By that time, it was becoming clear that the Russians were taking thousands of Ukrainian children to Russian-occupied Crimea or to Russia.

According to a February 14 report by the Yale University School of Public Health’s Humanitarian Research Lab as part of a U.S. State Department-backed human rights project, at least 6,000 Ukrainian children were removed from newly occupied parts of Ukraine after the full-scale invasion on February 24, 2022, “with orphans and those who were residents of state institutions [apparently] targeted for deportation to Russia’s territory for adoption and/or placement in foster care.”

Such actions, the report added, “could constitute a potential war crime and crime against humanity in some cases.”

“We were under occupation,” Sahaydak said. “Face-to-face, without financing, without government support, and it was hard. Of course, we understood that our life would be radically different.”

The 53 children and teens in Sahaydak’s charge, ranging in age from 3 to 18, would have to go underground.

‘We Might All Be Taken To Russia’

In the early days of the occupation, civilians fled the area, taking their own families to safety. The orphanage’s workers were no exception and soon Sahaydak found himself with just two other staffers.

The occupation authorities imposed a 5 p.m. curfew and public transport stopped running at 3 p.m. Staffers who normally worked until 8 p.m. had to leave for home by 2 p.m., he says.

“All through this time, we led a conspiratorial life,” Sahaydak recalled. “The children could not go outside. We had a closed courtyard…that wasn’t visible from the street. We’d let the children go out there in small groups for 15-minute stretches. They couldn’t shout or laugh or run around. They knew that if there was any noise, we would be discovered.”

“They understood that we might all be taken to Russia, so they behaved themselves,” he said.

Gradually, Sahaydak and his remaining staff found refuge for the children in the homes of sympathetic families that remained in the occupied areas. Some families took in three or even four of the children, at great risk to themselves.

Sahaydak says he learned how to use Photoshop so that he could forge letters and documents to help the families pass through the numerous occupation-authority checkpoints.

During the summer, the Russians showed up at the orphanage – not to take children away, it turned out, but to bring some for shelter.

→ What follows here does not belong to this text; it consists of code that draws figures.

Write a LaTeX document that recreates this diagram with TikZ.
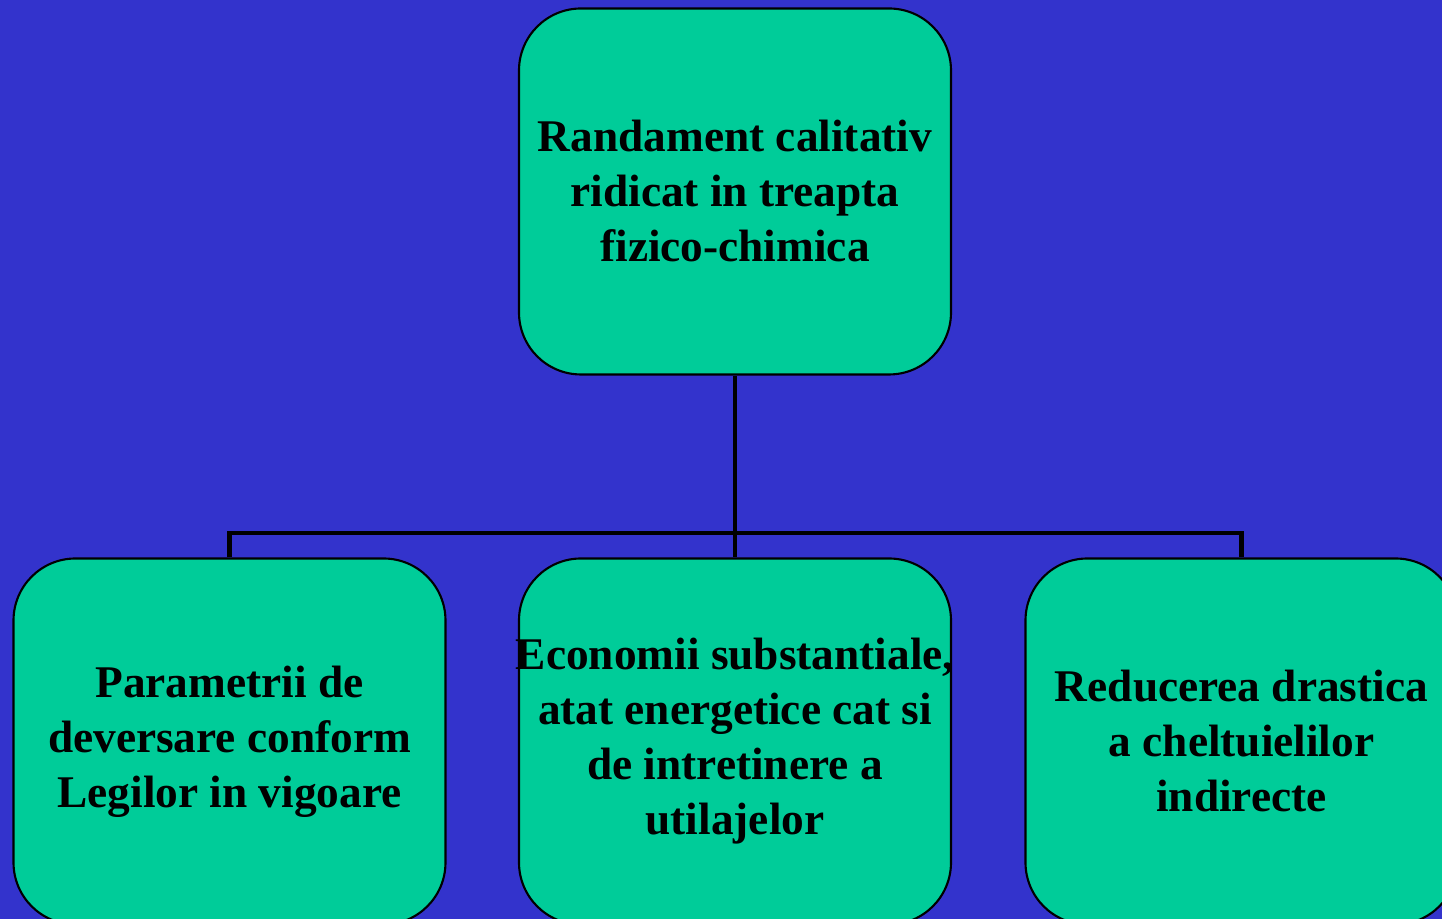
\documentclass[tikz,border=0pt]{standalone}
\usepackage{fontspec}
\setmainfont{Liberation Serif}
\definecolor{slidebg}{HTML}{3333CC}
\definecolor{boxfill}{HTML}{00CC99}
\begin{document}
\begin{tikzpicture}
  %
  \tikzstyle{box} = [draw=black, line width=0.6pt, fill=boxfill, rounded corners=0.62cm, minimum width=4.32cm, minimum height=3.66cm, align=center, inner xsep=-0.3cm, inner ysep=0pt, font=\fontsize{12.9}{15.65}\selectfont\bfseries]
  \tikzstyle{link} = [draw=black, line width=1.4pt]
  \fill[slidebg] (0,0) rectangle (14.42,-9.19);
  \useasboundingbox (0,0) rectangle (14.42,-9.19);
  \clip (0,0) rectangle (14.42,-9.19);
  \node[box] (top) at (7.35,-1.915) {Randament calitativ\\ ridicat in treapta\\ fizico-chimica};
  \node[box] (left) at (2.295,-7.415) {Parametrii de\\ deversare conform\\ Legilor in vigoare};
  \node[box] (mid) at (7.35,-7.415) {Economii substantiale,\\ atat energetice cat si\\ de intretinere a\\ utilajelor};
  \node[box] (right) at (12.415,-7.415) {Reducerea drastica\\ a cheltuielilor\\ indirecte};
  \coordinate (split) at (7.35,-5.33);
  \draw[link] (top.south) -- (mid.north);
  \draw[link] (left.north) |- (split) -| (right.north);
\end{tikzpicture}
\end{document}
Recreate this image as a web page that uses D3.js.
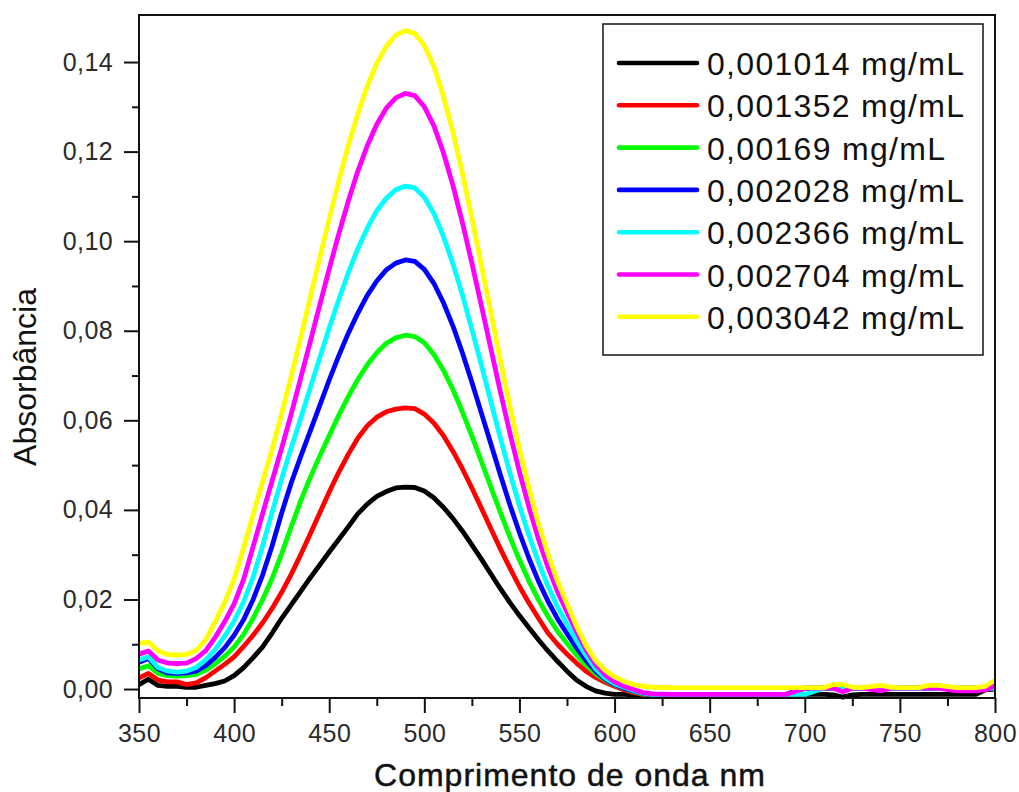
<!DOCTYPE html>
<html><head><meta charset="utf-8">
<script src="https://cdn.jsdelivr.net/npm/d3@7"></script>
<style>body{margin:0;background:#fff} svg{display:block}</style>
</head><body>
<svg id="chart" width="1019" height="792"></svg>
<script>
// ---- data ----
const wavelengths = [350,355,360,365,370,375,380,385,390,395,400,405,410,415,420,425,430,435,440,445,450,455,460,465,470,475,480,485,490,495,500,505,510,515,520,525,530,535,540,545,550,555,560,565,570,575,580,585,590,595,600,605,610,615,620,
  630,640,650,660,670,680,690,700,710,715,720,725,730,740,745,750,760,765,770,780,790,795,800];

const seriesNames = ["0,001014 mg/mL","0,001352 mg/mL","0,00169 mg/mL","0,002028 mg/mL","0,002366 mg/mL","0,002704 mg/mL","0,003042 mg/mL"];
const seriesColors = ["#000000","#ff0000","#00ff00","#0000ff","#00ffff","#ff00ff","#ffff00"];

const absBlack = [.0010,.0022,.0008,.0006,.0006,.0004,.0004,.0008,.0012,.0018,.0030,.0048,.0070,.0094,.0125,.0158,.0188,.0218,.0248,.0277,.0306,.0334,.0362,.0391,.0413,.0430,.0441,.0449,.0451,.0450,.0442,.0427,.0406,.0381,.0353,.0322,.0290,.0257,.0224,.0193,.0164,.0137,.0110,.0085,.0062,.0040,.0020,.0006,-.0004,-.0009,-.0012,-.0012,-.0013,-.0012,-.0012,
  -.0012,-.0012,-.0012,-.0012,-.0012,-.0012,-.0012,-.0012,-.0012,-.0013,-.0018,-.0013,-.0012,-.0012,-.0012,-.0012,-.0012,-.0012,-.0012,-.0012,-.0012,-.0002,.0000];
const absRed = [.0025,.0035,.0020,.0016,.0016,.0010,.0014,.0025,.0040,.0055,.0072,.0095,.0120,.0148,.0180,.0216,.0256,.0300,.0346,.0393,.0440,.0484,.0524,.0560,.0588,.0607,.0619,.0625,.0628,.0626,.0614,.0594,.0566,.0531,.0492,.0449,.0404,.0358,.0313,.0270,.0229,.0192,.0158,.0125,.0100,.0078,.0058,.0040,.0026,.0015,.0006,-.0002,-.0008,-.0012,-.0012,
  -.0012,-.0012,-.0012,-.0012,-.0012,-.0012,-.0012,.0002,.0002,.0002,.0002,.0002,.0002,.0002,.0002,.0002,.0002,.0002,.0002,.0002,.0002,.0002,.0002];
const absGreen = [.0045,.0052,.0035,.0030,.0029,.0030,.0033,.0042,.0056,.0073,.0094,.0122,.0158,.0200,.0247,.0302,.0362,.0420,.0472,.0520,.0566,.0611,.0653,.0691,.0724,.0751,.0772,.0784,.0790,.0787,.0773,.0747,.0712,.0669,.0619,.0565,.0508,.0451,.0394,.0339,.0288,.0241,.0199,.0162,.0129,.0102,.0076,.0053,.0034,.0020,.0009,.0001,-.0006,-.0011,-.0012,
  -.0012,-.0012,-.0012,-.0012,-.0012,-.0012,-.0012,.0002,.0002,.0002,.0002,.0002,.0002,.0002,.0002,.0002,.0002,.0002,.0002,.0002,.0002,.0002,.0002];
const absBlue = [.0060,.0068,.0045,.0036,.0035,.0036,.0040,.0052,.0070,.0092,.0120,.0155,.0200,.0255,.0320,.0393,.0460,.0519,.0576,.0633,.0690,.0744,.0794,.0839,.0879,.0911,.0936,.0951,.0958,.0955,.0937,.0906,.0863,.0811,.0751,.0685,.0616,.0547,.0478,.0411,.0349,.0292,.0241,.0196,.0157,.0124,.0092,.0064,.0040,.0022,.0010,.0002,-.0005,-.0010,-.0012,
  -.0012,-.0012,-.0012,-.0012,-.0012,-.0012,-.0012,.0002,.0002,.0002,.0002,.0002,.0002,.0002,.0002,.0002,.0002,.0002,.0002,.0002,.0002,.0002,.0002];
const absCyan = [.0065,.0072,.0048,.0040,.0038,.0040,.0048,.0065,.0088,.0118,.0152,.0195,.0250,.0320,.0395,.0470,.0538,.0604,.0672,.0739,.0806,.0869,.0929,.0983,.1029,.1068,.1096,.1115,.1123,.1119,.1098,.1062,.1011,.0950,.0880,.0803,.0723,.0641,.0560,.0482,.0409,.0343,.0283,.0230,.0184,.0145,.0108,.0075,.0045,.0025,.0012,.0004,-.0003,-.0009,-.0012,
  -.0012,-.0012,-.0012,-.0012,-.0012,-.0012,-.0012,-.0012,.0002,.0002,.0002,.0002,.0002,.0002,.0002,.0002,.0002,.0002,.0002,.0002,.0002,.0002,.0002];
const absMagenta = [.0078,.0085,.0065,.0058,.0057,.0058,.0068,.0085,.0115,.0150,.0190,.0245,.0318,.0392,.0465,.0538,.0614,.0694,.0775,.0857,.0938,.1016,.1089,.1156,.1213,.1261,.1297,.1320,.1330,.1325,.1300,.1258,.1198,.1125,.1042,.0951,.0856,.0759,.0663,.0571,.0485,.0406,.0335,.0272,.0218,.0172,.0128,.0088,.0055,.0032,.0016,.0006,-.0001,-.0008,-.0011,
  -.0012,-.0012,-.0012,-.0012,-.0012,-.0012,-.0012,.0002,.0002,.0002,-.0006,.0002,.0002,-.0004,.0002,.0002,.0002,.0002,.0002,-.0004,-.0004,-.0002,.0008];
const absYellow = [.0102,.0105,.0085,.0077,.0076,.0077,.0086,.0110,.0150,.0193,.0245,.0315,.0390,.0463,.0536,.0615,.0698,.0785,.0874,.0963,.1050,.1135,.1213,.1284,.1346,.1397,.1435,.1460,.1470,.1464,.1437,.1390,.1324,.1244,.1152,.1052,.0946,.0840,.0733,.0631,.0536,.0448,.0369,.0301,.0241,.0190,.0140,.0097,.0064,.0042,.0027,.0017,.0010,.0006,.0004,
  .0003,.0003,.0003,.0003,.0003,.0003,.0003,.0003,.0003,.0010,.0010,.0004,.0003,.0008,.0004,.0003,.0003,.0008,.0008,.0003,.0003,.0006,.0020];

const seriesValues = [absBlack, absRed, absGreen, absBlue, absCyan, absMagenta, absYellow];

const xTicks = [350,400,450,500,550,600,650,700,750,800];
const xTickLabels = ["350","400","450","500","550","600","650","700","750","800"];
const xMinorTicks = [375,425,475,525,575,625,675,725,775];
const yTicks = [0,0.02,0.04,0.06,0.08,0.10,0.12,0.14];
const yTickLabels = ["0,00","0,02","0,04","0,06","0,08","0,10","0,12","0,14"];
const yMinorTicks = [0.01,0.03,0.05,0.07,0.09,0.11,0.13];
const xTitle = "Comprimento de onda nm";
const yTitle = "Absorbância";

// ---- layout ----
const svg = d3.select("#chart");
const L = 139, R = 995, T = 15, B = 698;
const x = d3.scaleLinear().domain([350, 800]).range([L, R]);
const y = d3.scaleLinear().domain([-0.002, 0.1505]).range([B, T]);
const font = "'Liberation Sans', Arial, sans-serif";

// curves
const line = d3.line().x(d => x(d[0])).y(d => y(d[1]));
const gCurves = svg.append("g");
seriesValues.forEach((vals, i) => {
  const pts = wavelengths.map((w, j) => [w, vals[j]]);
  gCurves.append("path").datum(pts)
    .attr("d", line).attr("fill", "none")
    .attr("stroke", seriesColors[i]).attr("stroke-width", 4.8)
    .attr("stroke-linejoin", "round");
});

// axes
const axX = svg.append("g").attr("transform", `translate(0,${B})`)
  .call(d3.axisBottom(x).tickValues(xTicks).tickFormat((d, i) => xTickLabels[i]).tickSize(15).tickPadding(10));
const axXm = svg.append("g").attr("transform", `translate(0,${B})`)
  .call(d3.axisBottom(x).tickValues(xMinorTicks).tickFormat("").tickSize(8));
const axY = svg.append("g").attr("transform", `translate(${L},0)`)
  .call(d3.axisLeft(y).tickValues(yTicks).tickFormat((d, i) => yTickLabels[i]).tickSize(15).tickPadding(11));
const axYm = svg.append("g").attr("transform", `translate(${L},0)`)
  .call(d3.axisLeft(y).tickValues(yMinorTicks).tickFormat("").tickSize(7));
[axX, axXm, axY, axYm].forEach(g => {
  g.select(".domain").remove();
  g.selectAll(".tick line").attr("stroke", "#111").attr("stroke-width", 2);
  g.selectAll(".tick text").attr("fill", "#2a2a2a").style("font-family", font).style("font-size", "25px").style("letter-spacing", "0.4px");
});
axX.selectAll(".tick text").attr("dy", "0.75em");
axY.selectAll(".tick text").attr("dy", "0.32em");

// frame
svg.append("rect").attr("x", L).attr("y", T).attr("width", R - L).attr("height", B - T)
  .attr("fill", "none").attr("stroke", "#111").attr("stroke-width", 2);

// titles
svg.append("text").attr("x", 570).attr("y", 786).attr("text-anchor", "middle")
  .style("font-family", font).style("font-size", "32px").style("letter-spacing", "1px")
  .attr("fill", "#111").attr("stroke", "#111").attr("stroke-width", 0.5).text(xTitle);
svg.append("text").attr("transform", "translate(36,377) rotate(-90)").attr("text-anchor", "middle")
  .style("font-family", font).style("font-size", "32px")
  .attr("fill", "#111").text(yTitle);

// legend
const lg = svg.append("g");
lg.append("rect").attr("x", 603).attr("y", 24).attr("width", 380).attr("height", 331)
  .attr("fill", "#fff").attr("stroke", "#222").attr("stroke-width", 1.6);
seriesNames.forEach((name, i) => {
  const yy = 63 + i * 42.3;
  lg.append("line").attr("x1", 619).attr("x2", 697).attr("y1", yy).attr("y2", yy)
    .attr("stroke", seriesColors[i]).attr("stroke-width", 4.6).attr("stroke-linecap", "round");
  lg.append("text").attr("x", 707).attr("y", yy + 12)
    .style("font-family", font).style("font-size", "32px").style("letter-spacing", "1.3px")
    .attr("fill", "#111").text(name);
});
</script>
</body></html>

“In June the Russians found us,” Sahaydak said. “They knew that it was a shelter for children. They had a problem because on the frontline settlement of Novopetrivka, they had found a boarding school where 15 children were sheltering in the basement.”

“Russian soldiers brought them to us,” he said, recalling that the children arrived on military trucks. “They were scared because they thought they were being taken to Russia.”

No Return?

The new children stayed at the orphanage for three months, with the occupation authorities periodically checking on them. Sahaydak didn’t dare try to hide them because a search would likely have led to the discovery of the other children as well.

“When [the Russians] began fleeing the Kherson region on October 19, of course they came and took the children,” he said. He says the children were taken first to the occupied Ukrainian region of Crimea, and then to the Russian city of Anapa.

After the Russians withdrew from the city of Kherson and other parts of the region, including Stepanivka, Sahaydak’s orphanage was finally evacuated to the neighboring Mykolayiv region.

Stepanivka, on the northwestern edge of the city, remains under regular shelling. The orphanage building was damaged by Russian fire on December 11, one month after Ukraine regained control of Kherson, Sahaydak says.

“We can’t return to our center,” he said, “because Kherson is shelled and shelled every day.”